■ Exercise requirements ■
Copy out the data below as written; omit any images.

■ Provided material ■
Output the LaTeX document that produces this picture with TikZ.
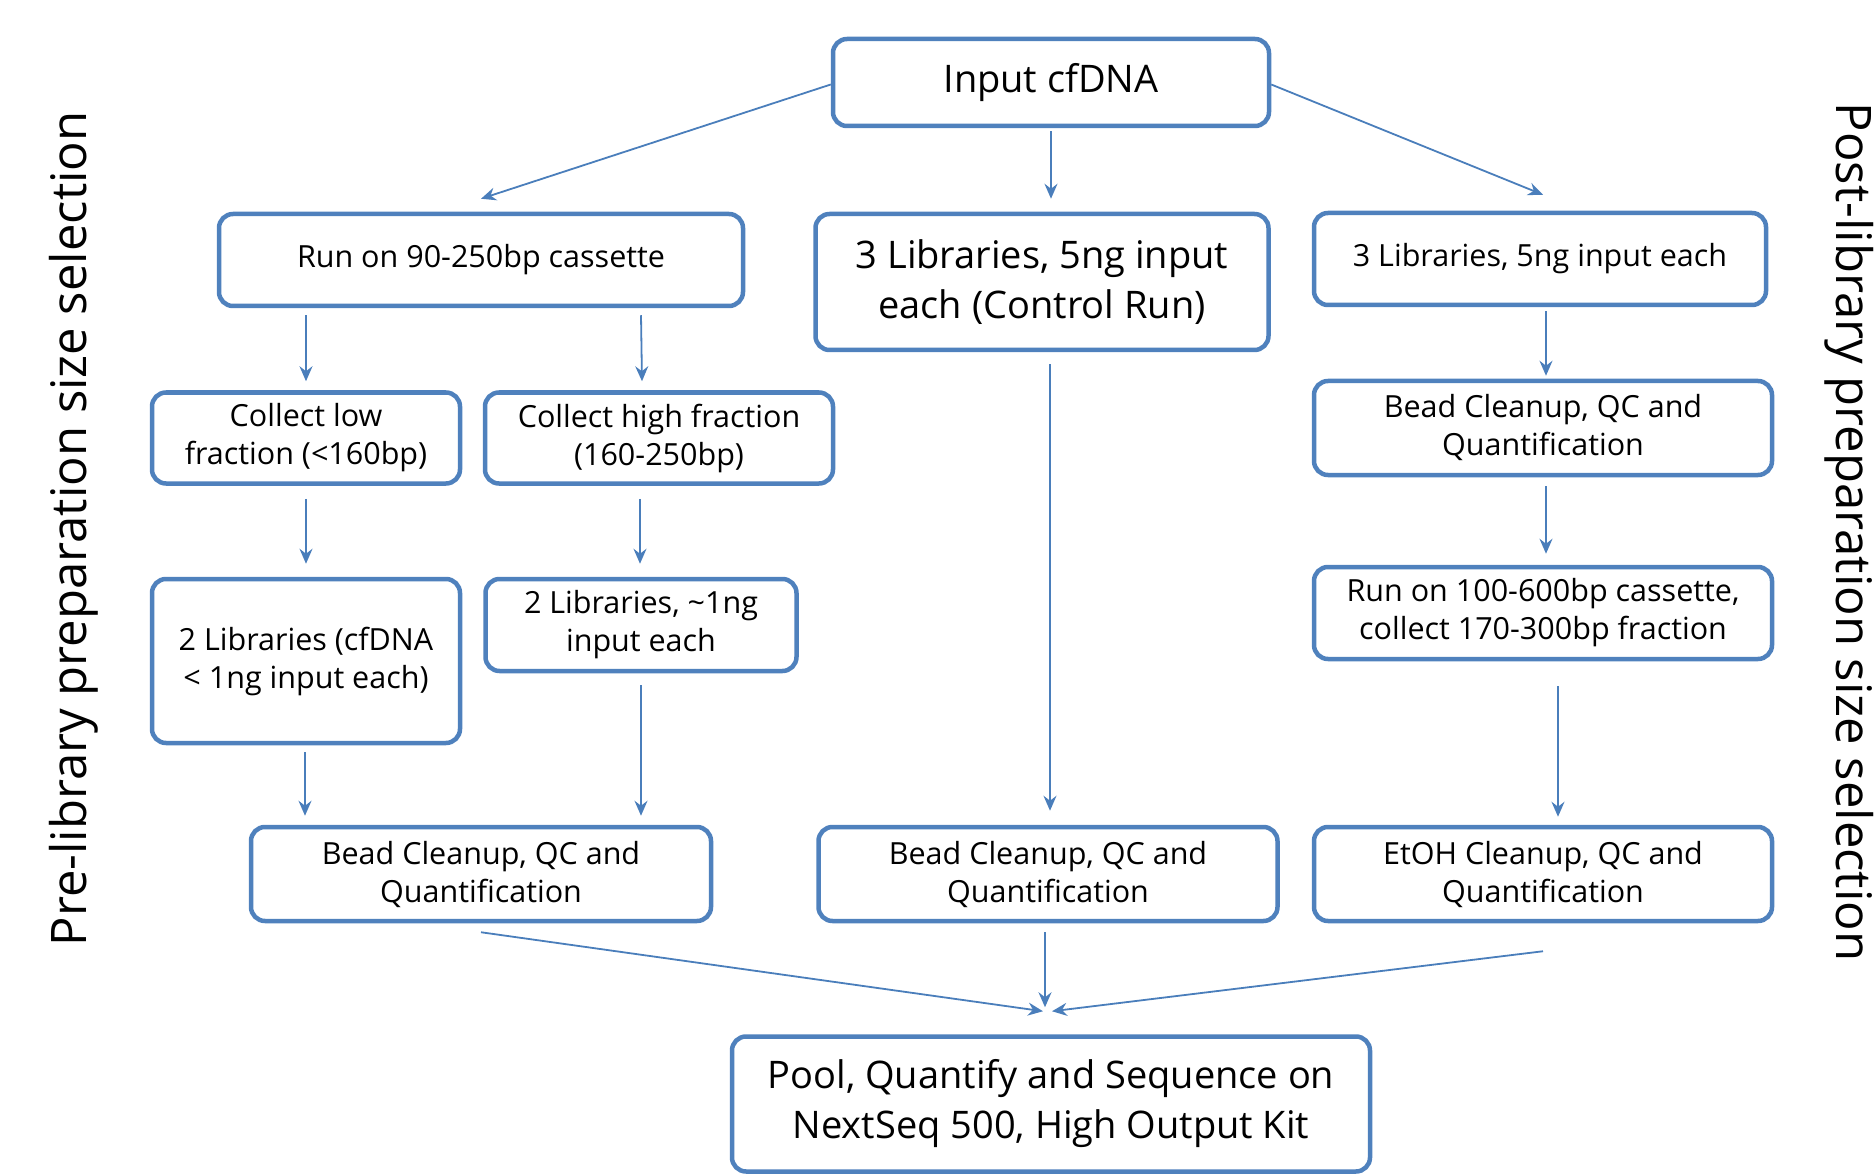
\documentclass[tikz,border=0pt]{standalone}
\usepackage{fontspec}
\setmainfont{Open Sans}
\usetikzlibrary{arrows.meta,calc}
\definecolor{bx}{HTML}{4F81BD}
\definecolor{ar}{HTML}{4A7EBB}
\begin{document}
\begin{tikzpicture}[x=1pt,y=-1pt,
  box/.style={draw=bx,line width=4.5pt,rounded corners=14pt,fill=white,align=center,
    inner sep=0pt,font=\fontsize{30.5}{38}\selectfont},
  bigbox/.style={box,font=\fontsize{38}{50}\selectfont},
  arr/.style={draw=ar,line width=1.8pt,-{Stealth[length=15pt,width=13pt,inset=5pt]}},
  side/.style={font=\fontsize{49}{56}\selectfont}]
\useasboundingbox (0,0) rectangle (1875,1174);
% nodes
\node[bigbox,minimum width=436pt,minimum height=87pt] (in) at (1051,82.5) {Input cfDNA};
\node[box,minimum width=524pt,minimum height=92pt] (run) at (481,260) {Run on 90-250bp cassette};
\node[bigbox,minimum width=453pt,minimum height=136pt] (ctrl) at (1042,282) {3 Libraries, 5ng input\\each (Control Run)};
\node[box,minimum width=452pt,minimum height=92pt] (r3) at (1540,259) {3 Libraries, 5ng input each};
\node[box,minimum width=308pt,minimum height=91pt] (low) at (306,438) {Collect low\\fraction (<160bp)};
\node[box,minimum width=348pt,minimum height=91pt] (high) at (659,438) {Collect high fraction\\(160-250bp)};
\node[box,minimum width=458pt,minimum height=94pt] (rbead) at (1543,428) {Bead Cleanup, QC and\\Quantification};
\node[box,minimum width=308pt,minimum height=164pt] (llib) at (306,661) {2 Libraries (cfDNA\\< 1ng input each)};
\node[box,minimum width=311pt,minimum height=92pt] (hlib) at (641,625) {2 Libraries, \textasciitilde1ng\\input each};
\node[box,minimum width=458pt,minimum height=92pt] (r100) at (1543,613) {Run on 100-600bp cassette,\\collect 170-300bp fraction};
\node[box,minimum width=460pt,minimum height=94pt] (lbead) at (481,874) {Bead Cleanup, QC and\\Quantification};
\node[box,minimum width=459pt,minimum height=94pt] (mbead) at (1048,874) {Bead Cleanup, QC and\\Quantification};
\node[box,minimum width=458pt,minimum height=94pt] (etoh) at (1543,874) {EtOH Cleanup, QC and\\Quantification};
\node[bigbox,minimum width=638pt,minimum height=135pt] (pool) at (1051,1104) {Pool, Quantify and Sequence on\\NextSeq 500, High Output Kit};
% side labels
\node[side,rotate=90] (pre) at (74,529) {Pre-library preparation size selection};
\node[side,rotate=-90] (post) at (1849,532) {Post-library preparation size selection};
% connectors
\draw[arr] ([yshift=-2]in.west) -- ([yshift=13]run.north);
\draw[arr] ([yshift=-3]in.south) -- ([xshift=9,yshift=13]ctrl.north);
\draw[arr] ([yshift=-2]in.east) -- ([xshift=3,yshift=16]r3.north);
\draw[arr] ([xshift=-175,yshift=-7]run.south) -- ([yshift=9]low.north);
\draw[arr] ([xshift=160,yshift=-7]run.south) -- ([xshift=-17,yshift=9]high.north);
\draw[arr] ([yshift=-13]low.south) -- ([yshift=13]llib.north);
\draw[arr] ([xshift=-19,yshift=-13]high.south) -- ([xshift=-1,yshift=13]hlib.north);
\draw[arr] ([xshift=-1,yshift=-7]llib.south) -- ([xshift=-176,yshift=9]lbead.north);
\draw[arr] ([yshift=-12]hlib.south) -- ([xshift=160,yshift=9]lbead.north);
\draw[arr] ([xshift=8,yshift=-12]ctrl.south) -- ([xshift=2,yshift=14]mbead.north);
\draw[arr] ([xshift=6,yshift=-4]r3.south) -- ([xshift=3,yshift=3]rbead.north);
\draw[arr] ([xshift=3,yshift=-9]rbead.south) -- ([xshift=3,yshift=11]r100.north);
\draw[arr] ([xshift=15,yshift=-25]r100.south) -- ([xshift=15,yshift=8]etoh.north);
\coordinate (tipL) at ([xshift=-8,yshift=23]pool.north);
\coordinate (tipM) at ([xshift=-6,yshift=27]pool.north);
\coordinate (tipR) at ([xshift=1,yshift=23]pool.north);
\draw[arr] ([yshift=-9]lbead.south) -- (tipL);
\draw[arr] ([xshift=-3,yshift=-9]mbead.south) -- (tipM);
\draw[arr] ([yshift=-28]etoh.south) -- (tipR);
\end{tikzpicture}
\end{document}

■ Output for this task ■
Output the LaTeX document that produces this picture with TikZ.
\documentclass[tikz,border=0pt]{standalone}
\usepackage{fontspec}
\setmainfont{Open Sans}
\usetikzlibrary{arrows.meta,calc}
\definecolor{bx}{HTML}{4F81BD}
\definecolor{ar}{HTML}{4A7EBB}
\begin{document}
\begin{tikzpicture}[x=1pt,y=-1pt,
  box/.style={draw=bx,line width=4.5pt,rounded corners=14pt,fill=white,align=center,
    inner sep=0pt,font=\fontsize{30.5}{38}\selectfont},
  bigbox/.style={box,font=\fontsize{38}{50}\selectfont},
  arr/.style={draw=ar,line width=1.8pt,-{Stealth[length=15pt,width=13pt,inset=5pt]}},
  side/.style={font=\fontsize{49}{56}\selectfont}]
\useasboundingbox (0,0) rectangle (1875,1174);
% nodes
\node[bigbox,minimum width=436pt,minimum height=87pt] (in) at (1051,82.5) {Input cfDNA};
\node[box,minimum width=524pt,minimum height=92pt] (run) at (481,260) {Run on 90-250bp cassette};
\node[bigbox,minimum width=453pt,minimum height=136pt] (ctrl) at (1042,282) {3 Libraries, 5ng input\\each (Control Run)};
\node[box,minimum width=452pt,minimum height=92pt] (r3) at (1540,259) {3 Libraries, 5ng input each};
\node[box,minimum width=308pt,minimum height=91pt] (low) at (306,438) {Collect low\\fraction (<160bp)};
\node[box,minimum width=348pt,minimum height=91pt] (high) at (659,438) {Collect high fraction\\(160-250bp)};
\node[box,minimum width=458pt,minimum height=94pt] (rbead) at (1543,428) {Bead Cleanup, QC and\\Quantification};
\node[box,minimum width=308pt,minimum height=164pt] (llib) at (306,661) {2 Libraries (cfDNA\\< 1ng input each)};
\node[box,minimum width=311pt,minimum height=92pt] (hlib) at (641,625) {2 Libraries, \textasciitilde1ng\\input each};
\node[box,minimum width=458pt,minimum height=92pt] (r100) at (1543,613) {Run on 100-600bp cassette,\\collect 170-300bp fraction};
\node[box,minimum width=460pt,minimum height=94pt] (lbead) at (481,874) {Bead Cleanup, QC and\\Quantification};
\node[box,minimum width=459pt,minimum height=94pt] (mbead) at (1048,874) {Bead Cleanup, QC and\\Quantification};
\node[box,minimum width=458pt,minimum height=94pt] (etoh) at (1543,874) {EtOH Cleanup, QC and\\Quantification};
\node[bigbox,minimum width=638pt,minimum height=135pt] (pool) at (1051,1104) {Pool, Quantify and Sequence on\\NextSeq 500, High Output Kit};
% side labels
\node[side,rotate=90] (pre) at (74,529) {Pre-library preparation size selection};
\node[side,rotate=-90] (post) at (1849,532) {Post-library preparation size selection};
% connectors
\draw[arr] ([yshift=-2]in.west) -- ([yshift=13]run.north);
\draw[arr] ([yshift=-3]in.south) -- ([xshift=9,yshift=13]ctrl.north);
\draw[arr] ([yshift=-2]in.east) -- ([xshift=3,yshift=16]r3.north);
\draw[arr] ([xshift=-175,yshift=-7]run.south) -- ([yshift=9]low.north);
\draw[arr] ([xshift=160,yshift=-7]run.south) -- ([xshift=-17,yshift=9]high.north);
\draw[arr] ([yshift=-13]low.south) -- ([yshift=13]llib.north);
\draw[arr] ([xshift=-19,yshift=-13]high.south) -- ([xshift=-1,yshift=13]hlib.north);
\draw[arr] ([xshift=-1,yshift=-7]llib.south) -- ([xshift=-176,yshift=9]lbead.north);
\draw[arr] ([yshift=-12]hlib.south) -- ([xshift=160,yshift=9]lbead.north);
\draw[arr] ([xshift=8,yshift=-12]ctrl.south) -- ([xshift=2,yshift=14]mbead.north);
\draw[arr] ([xshift=6,yshift=-4]r3.south) -- ([xshift=3,yshift=3]rbead.north);
\draw[arr] ([xshift=3,yshift=-9]rbead.south) -- ([xshift=3,yshift=11]r100.north);
\draw[arr] ([xshift=15,yshift=-25]r100.south) -- ([xshift=15,yshift=8]etoh.north);
\coordinate (tipL) at ([xshift=-8,yshift=23]pool.north);
\coordinate (tipM) at ([xshift=-6,yshift=27]pool.north);
\coordinate (tipR) at ([xshift=1,yshift=23]pool.north);
\draw[arr] ([yshift=-9]lbead.south) -- (tipL);
\draw[arr] ([xshift=-3,yshift=-9]mbead.south) -- (tipM);
\draw[arr] ([yshift=-28]etoh.south) -- (tipR);
\end{tikzpicture}
\end{document}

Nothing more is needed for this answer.